Millimeter wave-camera peeks through fog

DN Staff

November 19, 2001

3 Min Read
Millimeter wave-camera peeks through fog

When visibility is poor, instrument landing systems (ILS) create an image of the runway for pilots so that they can safely land a plane. Under the Department of Defense's Dual-Use Technology Initiative, a TRW-led consortium of industrial companies and government agencies, including NASA, has adapted millimeter-wave technology to an airborne camera for civilian, commercial, and military users.

A demonstration unit of the Passive Millimeter Wave Camera has been completed for checkout tests and flight demonstration. The camera operates in the millimeter wave portion of the electromagnetic spectrum to "see" through fog, snow, clouds, smoke, and dust, creating visual-like video images of objects, people, runways, obstacles, and the horizon. Since millimeter-wave technology can penetrate fabrics and other materials, it is also suitable for concealed weapons detection.

"The Holy Grail for low-visibility landing has always been to give pilots an image of the runway though fog in order to land the aircraft as though it were clear," explains Merit Shoucri, department manager of electro-magnetic systems and technology at TRW Inc. There are two basic techniques for creating ILS images: lower cost synthetic vision systems and more costly enhanced vision systems.

Synthetic vision systems indirectly interpret readings from conventional instrumentation to "predict" how the runway should look and create a corresponding image. However, such an image is not as reliable as images created using the direct observation techniques of enhanced vision systems. "With enhanced vision systems, what you see is what you get," says Shoucri. "A true image of the runway is displayed."

Enhanced vision systems typically use some type of radio frequency (RF) device. One landing aid, for instance, has a sophisticated radar system that requires a complex antenna array. Another entails an onboard RF "camera" that calls for a large number of detectors receiving ground-transmitted signals to create a "picture" of the runway. "Since most of these enhanced vision systems involve extensive and expensive equipment installation on the ground and in the aircraft," Shoucri explains, "only the busiest airports are equipped."

In contrast, the Passive Millimeter Wave Camera is an enhanced vision system that requires no ground-based transmitters. Instead, it detects black body radiation. Shoucri says, "This camera is no different from the infrared (IR) cameras that pick up IR radiation, except it detects the very low frequency millimeter waves, which propagate better through fog, snow, smoke, clouds, and dust."

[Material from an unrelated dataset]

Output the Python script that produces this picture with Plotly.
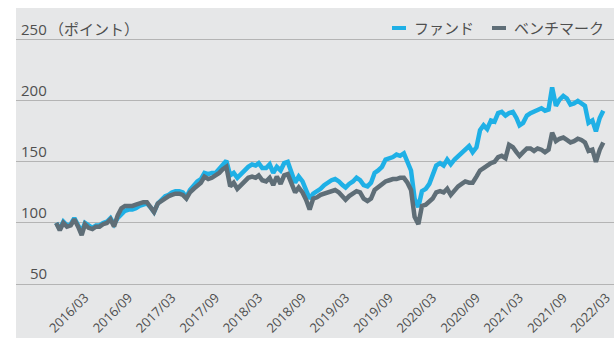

The enabling technology is known as the monolithic millimeter wave integrated circuit (MMIC). A two-dimensional millimeter wave focal plane array with 1,040 elements captures the scene in front of it in much the same way as a conventional camera. While millimeter wave receiver technology has been around for decades, the technology has been too bulky and expensive, according to Shoucri. "Using modern production techniques we can put a whole millimeter wave receiver on a 2 x 7-mm chip." From one 3-inch gallium arsenide wafer, he says, "120 receivers can be produced at very low cost."